#### Exercise description:
Below is a listing to transcribe in full and exactly; keep the pictures out.

--------

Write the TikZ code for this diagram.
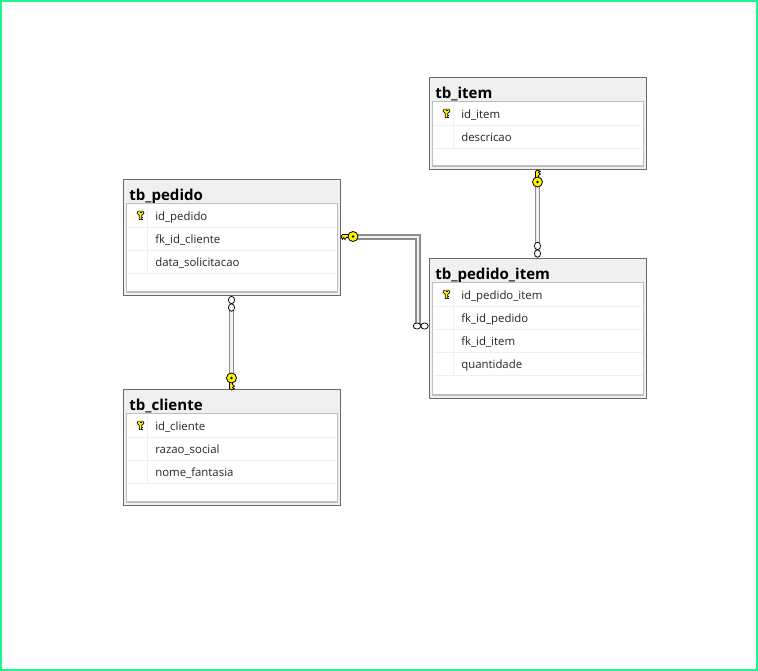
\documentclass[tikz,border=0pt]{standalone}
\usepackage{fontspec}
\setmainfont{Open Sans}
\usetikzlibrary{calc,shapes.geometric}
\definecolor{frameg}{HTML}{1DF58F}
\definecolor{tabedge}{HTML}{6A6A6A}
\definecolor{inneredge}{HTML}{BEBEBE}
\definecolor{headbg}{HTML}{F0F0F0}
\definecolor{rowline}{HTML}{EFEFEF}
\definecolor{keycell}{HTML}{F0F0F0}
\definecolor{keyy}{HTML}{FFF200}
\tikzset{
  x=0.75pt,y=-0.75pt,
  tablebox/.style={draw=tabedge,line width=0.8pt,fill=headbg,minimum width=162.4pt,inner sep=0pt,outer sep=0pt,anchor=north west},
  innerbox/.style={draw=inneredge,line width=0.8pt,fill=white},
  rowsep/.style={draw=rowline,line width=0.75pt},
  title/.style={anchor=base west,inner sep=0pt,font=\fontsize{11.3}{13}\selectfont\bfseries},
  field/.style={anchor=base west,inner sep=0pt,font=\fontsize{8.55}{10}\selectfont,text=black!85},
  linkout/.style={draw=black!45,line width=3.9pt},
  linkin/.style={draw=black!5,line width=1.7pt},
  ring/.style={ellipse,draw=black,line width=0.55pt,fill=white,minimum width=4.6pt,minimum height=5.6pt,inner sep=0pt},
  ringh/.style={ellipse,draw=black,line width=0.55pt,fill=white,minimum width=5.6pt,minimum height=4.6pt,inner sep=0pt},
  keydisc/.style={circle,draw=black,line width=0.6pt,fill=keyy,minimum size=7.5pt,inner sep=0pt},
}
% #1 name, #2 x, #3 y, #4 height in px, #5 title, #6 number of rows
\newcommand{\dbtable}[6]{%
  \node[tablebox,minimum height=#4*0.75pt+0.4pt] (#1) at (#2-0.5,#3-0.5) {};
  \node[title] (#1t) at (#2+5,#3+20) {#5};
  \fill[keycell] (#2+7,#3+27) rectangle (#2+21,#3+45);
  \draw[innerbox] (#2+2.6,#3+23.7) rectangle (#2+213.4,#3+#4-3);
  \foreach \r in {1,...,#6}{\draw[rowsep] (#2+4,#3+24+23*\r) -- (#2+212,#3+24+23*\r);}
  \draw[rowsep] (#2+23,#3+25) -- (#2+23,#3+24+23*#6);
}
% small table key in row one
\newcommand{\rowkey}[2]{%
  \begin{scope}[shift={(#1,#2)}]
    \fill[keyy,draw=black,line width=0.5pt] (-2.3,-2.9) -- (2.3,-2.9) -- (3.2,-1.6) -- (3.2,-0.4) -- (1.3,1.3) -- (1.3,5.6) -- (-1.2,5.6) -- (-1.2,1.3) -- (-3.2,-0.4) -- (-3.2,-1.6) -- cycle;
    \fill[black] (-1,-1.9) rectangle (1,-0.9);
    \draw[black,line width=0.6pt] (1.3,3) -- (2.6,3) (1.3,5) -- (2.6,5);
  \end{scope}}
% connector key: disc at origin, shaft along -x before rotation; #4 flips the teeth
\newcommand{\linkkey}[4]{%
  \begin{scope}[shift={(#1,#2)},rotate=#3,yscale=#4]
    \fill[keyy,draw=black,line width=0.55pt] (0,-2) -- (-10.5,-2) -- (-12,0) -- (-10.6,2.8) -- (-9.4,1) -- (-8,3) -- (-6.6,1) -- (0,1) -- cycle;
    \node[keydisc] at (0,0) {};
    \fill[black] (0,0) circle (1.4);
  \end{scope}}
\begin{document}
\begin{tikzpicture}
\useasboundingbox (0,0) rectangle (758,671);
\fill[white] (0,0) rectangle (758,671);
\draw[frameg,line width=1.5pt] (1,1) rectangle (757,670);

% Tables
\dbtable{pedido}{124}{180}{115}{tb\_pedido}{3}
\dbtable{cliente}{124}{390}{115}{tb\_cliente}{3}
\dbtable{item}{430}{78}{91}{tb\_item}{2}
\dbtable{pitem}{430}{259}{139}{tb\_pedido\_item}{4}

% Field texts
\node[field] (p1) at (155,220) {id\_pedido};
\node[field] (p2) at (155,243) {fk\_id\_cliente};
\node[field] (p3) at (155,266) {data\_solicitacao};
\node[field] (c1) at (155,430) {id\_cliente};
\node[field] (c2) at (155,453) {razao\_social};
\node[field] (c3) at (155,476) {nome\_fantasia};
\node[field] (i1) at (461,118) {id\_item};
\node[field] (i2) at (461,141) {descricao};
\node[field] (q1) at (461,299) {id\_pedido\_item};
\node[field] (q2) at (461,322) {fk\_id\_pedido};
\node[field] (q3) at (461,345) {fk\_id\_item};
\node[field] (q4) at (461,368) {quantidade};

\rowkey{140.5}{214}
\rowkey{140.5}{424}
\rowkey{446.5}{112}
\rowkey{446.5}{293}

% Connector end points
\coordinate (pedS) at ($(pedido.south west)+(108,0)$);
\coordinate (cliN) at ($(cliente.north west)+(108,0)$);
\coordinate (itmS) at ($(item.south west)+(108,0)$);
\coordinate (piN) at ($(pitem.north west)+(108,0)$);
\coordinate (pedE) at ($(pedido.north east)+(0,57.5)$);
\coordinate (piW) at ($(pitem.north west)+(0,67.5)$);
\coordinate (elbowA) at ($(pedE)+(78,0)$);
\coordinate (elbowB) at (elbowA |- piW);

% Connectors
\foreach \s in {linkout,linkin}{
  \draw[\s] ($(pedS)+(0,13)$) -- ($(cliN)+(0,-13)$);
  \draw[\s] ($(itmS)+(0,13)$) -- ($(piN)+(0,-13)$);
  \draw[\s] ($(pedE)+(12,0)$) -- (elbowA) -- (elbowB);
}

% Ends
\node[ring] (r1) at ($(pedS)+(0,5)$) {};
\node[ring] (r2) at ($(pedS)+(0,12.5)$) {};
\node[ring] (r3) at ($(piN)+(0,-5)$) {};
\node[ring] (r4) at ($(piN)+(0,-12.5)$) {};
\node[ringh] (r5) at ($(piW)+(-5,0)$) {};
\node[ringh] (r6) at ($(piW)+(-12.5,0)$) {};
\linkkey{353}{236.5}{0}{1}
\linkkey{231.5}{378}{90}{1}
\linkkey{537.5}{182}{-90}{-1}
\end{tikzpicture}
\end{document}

--------

#### Worked answer:
Write the TikZ code for this diagram.
\documentclass[tikz,border=0pt]{standalone}
\usepackage{fontspec}
\setmainfont{Open Sans}
\usetikzlibrary{calc,shapes.geometric}
\definecolor{frameg}{HTML}{1DF58F}
\definecolor{tabedge}{HTML}{6A6A6A}
\definecolor{inneredge}{HTML}{BEBEBE}
\definecolor{headbg}{HTML}{F0F0F0}
\definecolor{rowline}{HTML}{EFEFEF}
\definecolor{keycell}{HTML}{F0F0F0}
\definecolor{keyy}{HTML}{FFF200}
\tikzset{
  x=0.75pt,y=-0.75pt,
  tablebox/.style={draw=tabedge,line width=0.8pt,fill=headbg,minimum width=162.4pt,inner sep=0pt,outer sep=0pt,anchor=north west},
  innerbox/.style={draw=inneredge,line width=0.8pt,fill=white},
  rowsep/.style={draw=rowline,line width=0.75pt},
  title/.style={anchor=base west,inner sep=0pt,font=\fontsize{11.3}{13}\selectfont\bfseries},
  field/.style={anchor=base west,inner sep=0pt,font=\fontsize{8.55}{10}\selectfont,text=black!85},
  linkout/.style={draw=black!45,line width=3.9pt},
  linkin/.style={draw=black!5,line width=1.7pt},
  ring/.style={ellipse,draw=black,line width=0.55pt,fill=white,minimum width=4.6pt,minimum height=5.6pt,inner sep=0pt},
  ringh/.style={ellipse,draw=black,line width=0.55pt,fill=white,minimum width=5.6pt,minimum height=4.6pt,inner sep=0pt},
  keydisc/.style={circle,draw=black,line width=0.6pt,fill=keyy,minimum size=7.5pt,inner sep=0pt},
}
% #1 name, #2 x, #3 y, #4 height in px, #5 title, #6 number of rows
\newcommand{\dbtable}[6]{%
  \node[tablebox,minimum height=#4*0.75pt+0.4pt] (#1) at (#2-0.5,#3-0.5) {};
  \node[title] (#1t) at (#2+5,#3+20) {#5};
  \fill[keycell] (#2+7,#3+27) rectangle (#2+21,#3+45);
  \draw[innerbox] (#2+2.6,#3+23.7) rectangle (#2+213.4,#3+#4-3);
  \foreach \r in {1,...,#6}{\draw[rowsep] (#2+4,#3+24+23*\r) -- (#2+212,#3+24+23*\r);}
  \draw[rowsep] (#2+23,#3+25) -- (#2+23,#3+24+23*#6);
}
% small table key in row one
\newcommand{\rowkey}[2]{%
  \begin{scope}[shift={(#1,#2)}]
    \fill[keyy,draw=black,line width=0.5pt] (-2.3,-2.9) -- (2.3,-2.9) -- (3.2,-1.6) -- (3.2,-0.4) -- (1.3,1.3) -- (1.3,5.6) -- (-1.2,5.6) -- (-1.2,1.3) -- (-3.2,-0.4) -- (-3.2,-1.6) -- cycle;
    \fill[black] (-1,-1.9) rectangle (1,-0.9);
    \draw[black,line width=0.6pt] (1.3,3) -- (2.6,3) (1.3,5) -- (2.6,5);
  \end{scope}}
% connector key: disc at origin, shaft along -x before rotation; #4 flips the teeth
\newcommand{\linkkey}[4]{%
  \begin{scope}[shift={(#1,#2)},rotate=#3,yscale=#4]
    \fill[keyy,draw=black,line width=0.55pt] (0,-2) -- (-10.5,-2) -- (-12,0) -- (-10.6,2.8) -- (-9.4,1) -- (-8,3) -- (-6.6,1) -- (0,1) -- cycle;
    \node[keydisc] at (0,0) {};
    \fill[black] (0,0) circle (1.4);
  \end{scope}}
\begin{document}
\begin{tikzpicture}
\useasboundingbox (0,0) rectangle (758,671);
\fill[white] (0,0) rectangle (758,671);
\draw[frameg,line width=1.5pt] (1,1) rectangle (757,670);

% Tables
\dbtable{pedido}{124}{180}{115}{tb\_pedido}{3}
\dbtable{cliente}{124}{390}{115}{tb\_cliente}{3}
\dbtable{item}{430}{78}{91}{tb\_item}{2}
\dbtable{pitem}{430}{259}{139}{tb\_pedido\_item}{4}

% Field texts
\node[field] (p1) at (155,220) {id\_pedido};
\node[field] (p2) at (155,243) {fk\_id\_cliente};
\node[field] (p3) at (155,266) {data\_solicitacao};
\node[field] (c1) at (155,430) {id\_cliente};
\node[field] (c2) at (155,453) {razao\_social};
\node[field] (c3) at (155,476) {nome\_fantasia};
\node[field] (i1) at (461,118) {id\_item};
\node[field] (i2) at (461,141) {descricao};
\node[field] (q1) at (461,299) {id\_pedido\_item};
\node[field] (q2) at (461,322) {fk\_id\_pedido};
\node[field] (q3) at (461,345) {fk\_id\_item};
\node[field] (q4) at (461,368) {quantidade};

\rowkey{140.5}{214}
\rowkey{140.5}{424}
\rowkey{446.5}{112}
\rowkey{446.5}{293}

% Connector end points
\coordinate (pedS) at ($(pedido.south west)+(108,0)$);
\coordinate (cliN) at ($(cliente.north west)+(108,0)$);
\coordinate (itmS) at ($(item.south west)+(108,0)$);
\coordinate (piN) at ($(pitem.north west)+(108,0)$);
\coordinate (pedE) at ($(pedido.north east)+(0,57.5)$);
\coordinate (piW) at ($(pitem.north west)+(0,67.5)$);
\coordinate (elbowA) at ($(pedE)+(78,0)$);
\coordinate (elbowB) at (elbowA |- piW);

% Connectors
\foreach \s in {linkout,linkin}{
  \draw[\s] ($(pedS)+(0,13)$) -- ($(cliN)+(0,-13)$);
  \draw[\s] ($(itmS)+(0,13)$) -- ($(piN)+(0,-13)$);
  \draw[\s] ($(pedE)+(12,0)$) -- (elbowA) -- (elbowB);
}

% Ends
\node[ring] (r1) at ($(pedS)+(0,5)$) {};
\node[ring] (r2) at ($(pedS)+(0,12.5)$) {};
\node[ring] (r3) at ($(piN)+(0,-5)$) {};
\node[ring] (r4) at ($(piN)+(0,-12.5)$) {};
\node[ringh] (r5) at ($(piW)+(-5,0)$) {};
\node[ringh] (r6) at ($(piW)+(-12.5,0)$) {};
\linkkey{353}{236.5}{0}{1}
\linkkey{231.5}{378}{90}{1}
\linkkey{537.5}{182}{-90}{-1}
\end{tikzpicture}
\end{document}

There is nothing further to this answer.